▸ Written problem
Transcribe the entries that follow exactly as they appear, minus pictures.

▸ Rows
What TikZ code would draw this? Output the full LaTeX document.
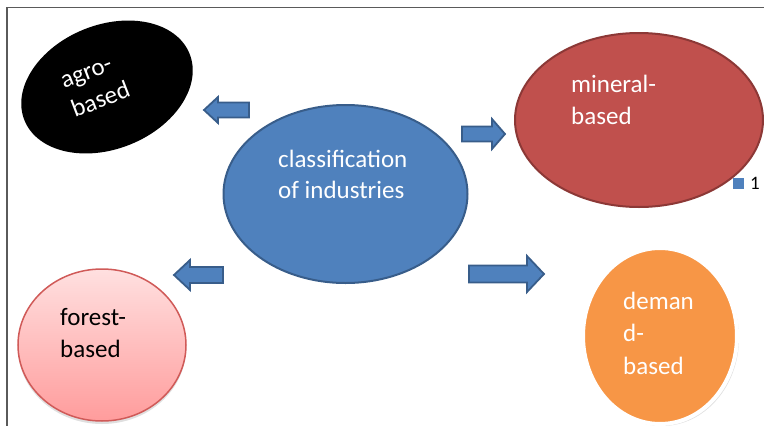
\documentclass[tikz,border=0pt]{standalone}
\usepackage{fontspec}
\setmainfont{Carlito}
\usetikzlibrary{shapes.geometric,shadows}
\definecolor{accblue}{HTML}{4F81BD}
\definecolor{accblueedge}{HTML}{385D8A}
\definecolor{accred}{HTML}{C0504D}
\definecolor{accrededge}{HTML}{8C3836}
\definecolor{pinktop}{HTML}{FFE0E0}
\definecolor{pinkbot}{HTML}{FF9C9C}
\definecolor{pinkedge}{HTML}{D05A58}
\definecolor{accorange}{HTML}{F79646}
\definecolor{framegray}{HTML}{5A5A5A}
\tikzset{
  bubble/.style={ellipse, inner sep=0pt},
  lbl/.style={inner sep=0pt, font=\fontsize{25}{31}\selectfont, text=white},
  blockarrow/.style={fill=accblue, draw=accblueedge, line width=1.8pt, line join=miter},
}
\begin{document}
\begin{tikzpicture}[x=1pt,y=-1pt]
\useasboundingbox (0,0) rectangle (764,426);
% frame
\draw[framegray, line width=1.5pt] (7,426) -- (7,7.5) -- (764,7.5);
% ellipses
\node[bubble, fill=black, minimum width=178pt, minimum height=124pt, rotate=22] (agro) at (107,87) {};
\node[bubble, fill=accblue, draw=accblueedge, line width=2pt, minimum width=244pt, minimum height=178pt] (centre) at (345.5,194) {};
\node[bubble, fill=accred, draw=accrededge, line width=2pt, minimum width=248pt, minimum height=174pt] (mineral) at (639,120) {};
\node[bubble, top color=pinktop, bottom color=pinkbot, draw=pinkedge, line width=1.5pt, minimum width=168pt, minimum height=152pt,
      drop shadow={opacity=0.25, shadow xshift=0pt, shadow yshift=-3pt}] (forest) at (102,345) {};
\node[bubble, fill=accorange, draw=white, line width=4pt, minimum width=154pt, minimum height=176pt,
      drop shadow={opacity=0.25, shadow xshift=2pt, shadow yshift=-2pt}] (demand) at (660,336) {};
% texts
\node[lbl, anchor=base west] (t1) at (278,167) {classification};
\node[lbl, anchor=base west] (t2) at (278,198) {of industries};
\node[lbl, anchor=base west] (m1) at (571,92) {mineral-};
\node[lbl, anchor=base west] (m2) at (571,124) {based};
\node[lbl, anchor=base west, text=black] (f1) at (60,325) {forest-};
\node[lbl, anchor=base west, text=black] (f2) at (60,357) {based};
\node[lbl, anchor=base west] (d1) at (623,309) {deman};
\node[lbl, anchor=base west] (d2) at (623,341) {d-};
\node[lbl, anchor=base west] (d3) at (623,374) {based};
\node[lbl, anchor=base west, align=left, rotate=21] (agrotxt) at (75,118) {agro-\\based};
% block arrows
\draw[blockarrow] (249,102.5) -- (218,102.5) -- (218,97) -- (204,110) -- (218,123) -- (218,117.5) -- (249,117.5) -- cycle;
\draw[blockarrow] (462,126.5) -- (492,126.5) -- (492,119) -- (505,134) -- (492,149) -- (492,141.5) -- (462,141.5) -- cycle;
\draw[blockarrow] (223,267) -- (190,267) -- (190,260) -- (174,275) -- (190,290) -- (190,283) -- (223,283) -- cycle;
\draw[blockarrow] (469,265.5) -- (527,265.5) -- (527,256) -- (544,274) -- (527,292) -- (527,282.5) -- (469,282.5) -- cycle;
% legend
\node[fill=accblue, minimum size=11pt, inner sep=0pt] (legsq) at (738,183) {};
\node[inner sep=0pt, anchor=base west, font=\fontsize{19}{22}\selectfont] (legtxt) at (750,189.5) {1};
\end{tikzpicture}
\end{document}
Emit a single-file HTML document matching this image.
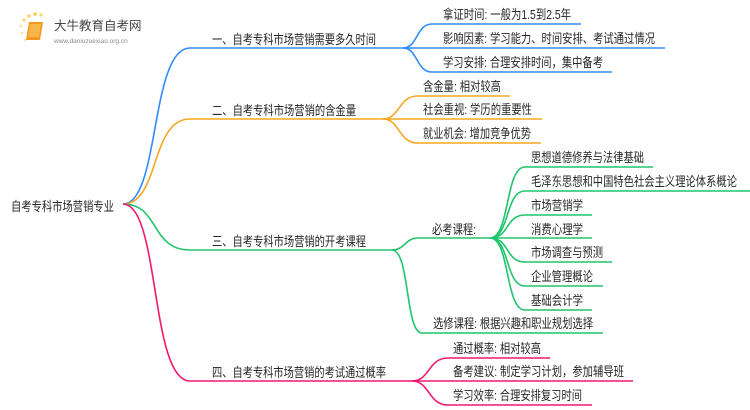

▸ The output
What TikZ code would draw this? Output the full LaTeX document.
\documentclass[tikz,border=0pt]{standalone}
\usepackage{fontspec}
\setmainfont{Carlito}
\usetikzlibrary{shapes.geometric,shadows}
\definecolor{accblue}{HTML}{4F81BD}
\definecolor{accblueedge}{HTML}{385D8A}
\definecolor{accred}{HTML}{C0504D}
\definecolor{accrededge}{HTML}{8C3836}
\definecolor{pinktop}{HTML}{FFE0E0}
\definecolor{pinkbot}{HTML}{FF9C9C}
\definecolor{pinkedge}{HTML}{D05A58}
\definecolor{accorange}{HTML}{F79646}
\definecolor{framegray}{HTML}{5A5A5A}
\tikzset{
  bubble/.style={ellipse, inner sep=0pt},
  lbl/.style={inner sep=0pt, font=\fontsize{25}{31}\selectfont, text=white},
  blockarrow/.style={fill=accblue, draw=accblueedge, line width=1.8pt, line join=miter},
}
\begin{document}
\begin{tikzpicture}[x=1pt,y=-1pt]
\useasboundingbox (0,0) rectangle (764,426);
% frame
\draw[framegray, line width=1.5pt] (7,426) -- (7,7.5) -- (764,7.5);
% ellipses
\node[bubble, fill=black, minimum width=178pt, minimum height=124pt, rotate=22] (agro) at (107,87) {};
\node[bubble, fill=accblue, draw=accblueedge, line width=2pt, minimum width=244pt, minimum height=178pt] (centre) at (345.5,194) {};
\node[bubble, fill=accred, draw=accrededge, line width=2pt, minimum width=248pt, minimum height=174pt] (mineral) at (639,120) {};
\node[bubble, top color=pinktop, bottom color=pinkbot, draw=pinkedge, line width=1.5pt, minimum width=168pt, minimum height=152pt,
      drop shadow={opacity=0.25, shadow xshift=0pt, shadow yshift=-3pt}] (forest) at (102,345) {};
\node[bubble, fill=accorange, draw=white, line width=4pt, minimum width=154pt, minimum height=176pt,
      drop shadow={opacity=0.25, shadow xshift=2pt, shadow yshift=-2pt}] (demand) at (660,336) {};
% texts
\node[lbl, anchor=base west] (t1) at (278,167) {classification};
\node[lbl, anchor=base west] (t2) at (278,198) {of industries};
\node[lbl, anchor=base west] (m1) at (571,92) {mineral-};
\node[lbl, anchor=base west] (m2) at (571,124) {based};
\node[lbl, anchor=base west, text=black] (f1) at (60,325) {forest-};
\node[lbl, anchor=base west, text=black] (f2) at (60,357) {based};
\node[lbl, anchor=base west] (d1) at (623,309) {deman};
\node[lbl, anchor=base west] (d2) at (623,341) {d-};
\node[lbl, anchor=base west] (d3) at (623,374) {based};
\node[lbl, anchor=base west, align=left, rotate=21] (agrotxt) at (75,118) {agro-\\based};
% block arrows
\draw[blockarrow] (249,102.5) -- (218,102.5) -- (218,97) -- (204,110) -- (218,123) -- (218,117.5) -- (249,117.5) -- cycle;
\draw[blockarrow] (462,126.5) -- (492,126.5) -- (492,119) -- (505,134) -- (492,149) -- (492,141.5) -- (462,141.5) -- cycle;
\draw[blockarrow] (223,267) -- (190,267) -- (190,260) -- (174,275) -- (190,290) -- (190,283) -- (223,283) -- cycle;
\draw[blockarrow] (469,265.5) -- (527,265.5) -- (527,256) -- (544,274) -- (527,292) -- (527,282.5) -- (469,282.5) -- cycle;
% legend
\node[fill=accblue, minimum size=11pt, inner sep=0pt] (legsq) at (738,183) {};
\node[inner sep=0pt, anchor=base west, font=\fontsize{19}{22}\selectfont] (legtxt) at (750,189.5) {1};
\end{tikzpicture}
\end{document}
Emit a single-file HTML document matching this image.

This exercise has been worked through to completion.